On 09/19/20 12:37, Rob Clark wrote:
> From: Rob Clark <robdclark@xxxxxxxxxxxx>
>
> The android userspace treats the display pipeline as a realtime problem.
> And arguably, if your goal is to not miss frame deadlines (ie. vblank),
> it is. (See https://lwn.net/Articles/809545/ for the best explaination
> that I found.)
>
> But this presents a problem with using workqueues for non-blocking
> atomic commit_work(), because the SCHED_FIFO userspace thread(s) can
> preempt the worker. Which is not really the outcome you want.. once
> the required fences are scheduled, you want to push the atomic commit
> down to hw ASAP.
>
> But the decision of whether commit_work should be RT or not really
> depends on what userspace is doing. For a pure CFS userspace display
> pipeline, commit_work() should remain SCHED_NORMAL.

Just a side note; this RT vs CFS inter-operatability is an issue that
creeps up every now and again.

https://lore.kernel.org/lkml/1567048502-6064-1-git-send-email-jing-ting.wu@xxxxxxxxxxxx/

Does the UI thread in Android ever run as RT by the way? I always suspected it
is one susceptible to such potential delays since it is part of the application
thread and thought it can't be trusted to become RT.
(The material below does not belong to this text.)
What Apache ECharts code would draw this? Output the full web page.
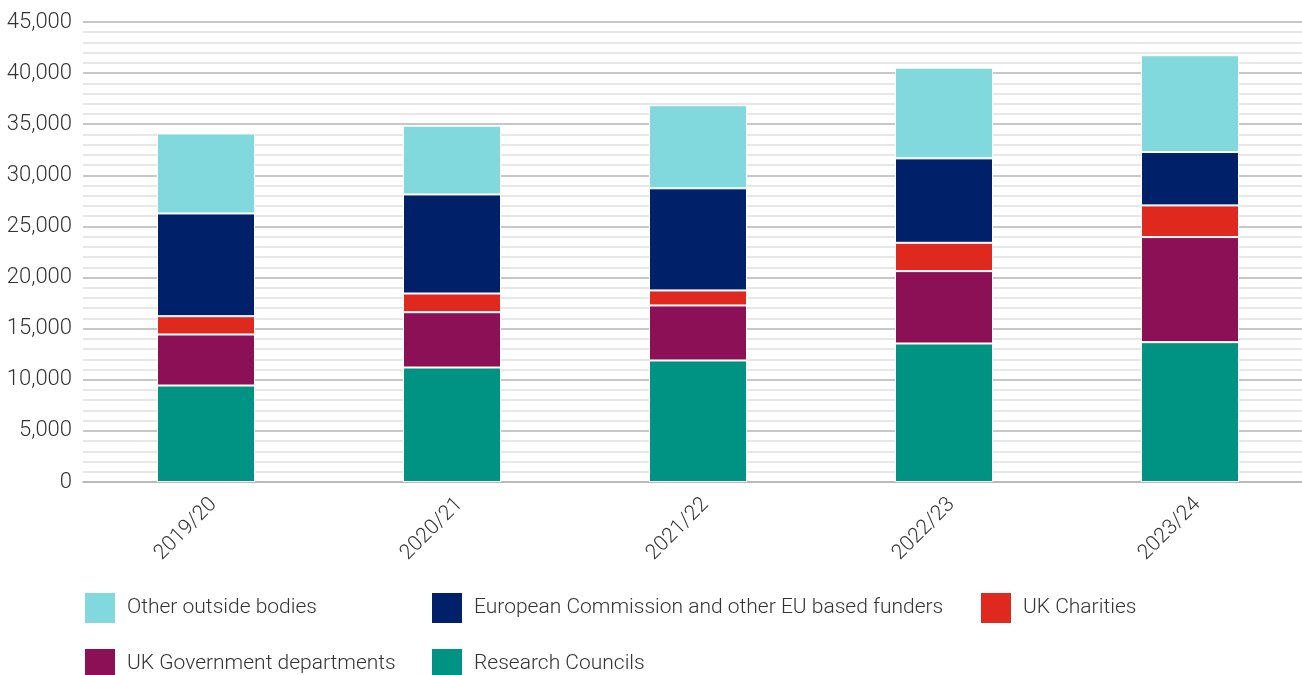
<!DOCTYPE html>
<html>
<head>
<meta charset="utf-8">
<script src="https://cdn.jsdelivr.net/npm/echarts@6/dist/echarts.min.js"></script>
<style>
  html, body { margin: 0; padding: 0; background: #fff; overflow: hidden; }
  /* the plot area runs a little past the right edge of the window */
  #chart { width: 1313px; height: 675px; }
</style>
</head>
<body>
<div id="chart"></div>
<script>
// Research income by funder type (£000)
const years = ['2019/20', '2020/21', '2021/22', '2022/23', '2023/24'];
const researchCouncils = [9440, 11200, 11890, 13550, 13680];
const ukGovernment = [4990, 5410, 5380, 7080, 10280];
const ukCharities = [1790, 1830, 1470, 2770, 3100];
const europeanCommission = [10050, 9690, 9990, 8260, 5220];
const otherBodies = [7830, 6720, 8130, 8870, 9470];
const yTicks = [0, 5000, 10000, 15000, 20000, 25000, 30000, 35000, 40000, 45000];

const FONT = 'Roboto';
const TEXT = '#333333';

const seriesDefs = [
  { name: 'Research Councils', data: researchCouncils, color: '#009383' },
  { name: 'UK Government departments', data: ukGovernment, color: '#8b1056' },
  { name: 'UK Charities', data: ukCharities, color: '#e0291e' },
  { name: 'European Commission and other EU based funders', data: europeanCommission, color: '#002169' },
  { name: 'Other outside bodies', data: otherBodies, color: '#82d9dd' }
];

// Legend entries laid out in two rows
const legendSlots = [
  { name: 'Other outside bodies', left: 83, top: 591 },
  { name: 'European Commission and other EU based funders', left: 430, top: 591 },
  { name: 'UK Charities', left: 979, top: 591 },
  { name: 'UK Government departments', left: 83, top: 647 },
  { name: 'Research Councils', left: 430, top: 647 }
];

const chart = echarts.init(document.getElementById('chart'), null, { renderer: 'canvas' });

chart.setOption({
  animation: false,
  backgroundColor: '#ffffff',
  textStyle: { fontFamily: FONT },
  grid: { left: 83, right: 0, top: 22, bottom: 193 },
  legend: legendSlots.map(s => ({
    data: [s.name],
    left: s.left,
    top: s.top,
    orient: 'horizontal',
    padding: 0,
    itemWidth: 32,
    itemHeight: 32,
    icon: 'rect',
    selectedMode: false,
    textStyle: { fontFamily: FONT, fontSize: 21, fontWeight: 300, color: TEXT, padding: [0, 0, 0, 6] }
  })),
  xAxis: {
    type: 'category',
    data: years,
    axisLine: { show: true, lineStyle: { color: '#b5b5b5', width: 1.5 } },
    axisTick: { show: false },
    axisLabel: {
      rotate: 45,
      margin: 12,
      align: 'right',
      verticalAlign: 'top',
      fontFamily: FONT,
      fontSize: 21,
      fontWeight: 300,
      color: TEXT
    }
  },
  yAxis: {
    type: 'value',
    min: yTicks[0],
    max: yTicks[yTicks.length - 1],
    interval: yTicks[1] - yTicks[0],
    axisLine: { show: false },
    axisTick: { show: false },
    axisLabel: {
      margin: 11,
      fontFamily: FONT,
      fontSize: 22,
      fontWeight: 300,
      color: TEXT,
      formatter: v => v.toLocaleString('en-GB')
    },
    splitLine: { show: true, lineStyle: { color: '#b5b5b5', width: 1.5 } },
    minorTick: { show: false, splitNumber: 5 },
    minorSplitLine: { show: true, lineStyle: { color: '#e0e0e0', width: 1.5 } }
  },
  series: seriesDefs.map(s => ({
    name: s.name,
    type: 'bar',
    stack: 'income',
    barWidth: 98,
    data: s.data,
    itemStyle: { color: s.color, borderColor: '#ffffff', borderWidth: 1 },
    emphasis: { disabled: true }
  }))
});
</script>
</body>
</html>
Those 120MHz displays will stress the pipeline :-)

>
> To handle this, convert non-blocking commit_work() to use per-CRTC
> kthread workers, instead of system_unbound_wq. Per-CRTC workers are
> used to avoid serializing commits when userspace is using a per-CRTC
> update loop.
>
> A client-cap is introduced so that userspace can opt-in to SCHED_FIFO
> priority commit work.
>
> A potential issue is that since 616d91b68cd ("sched: Remove
> sched_setscheduler*() EXPORTs") we have limited RT priority levels,
> meaning that commit_work() ends up running at the same priority level
> as vblank-work. This shouldn't be a big problem *yet*, due to limited
> use of vblank-work at this point. And if it could be arranged that
> vblank-work is scheduled before signaling out-fences and/or sending
> pageflip events, it could probably work ok to use a single priority
> level for both commit-work and vblank-work.

This is a function of num_cpus too. As long as nr_cpus > nr_running_rt_tasks
you should be fine.

Cheers

--
Qais Yousef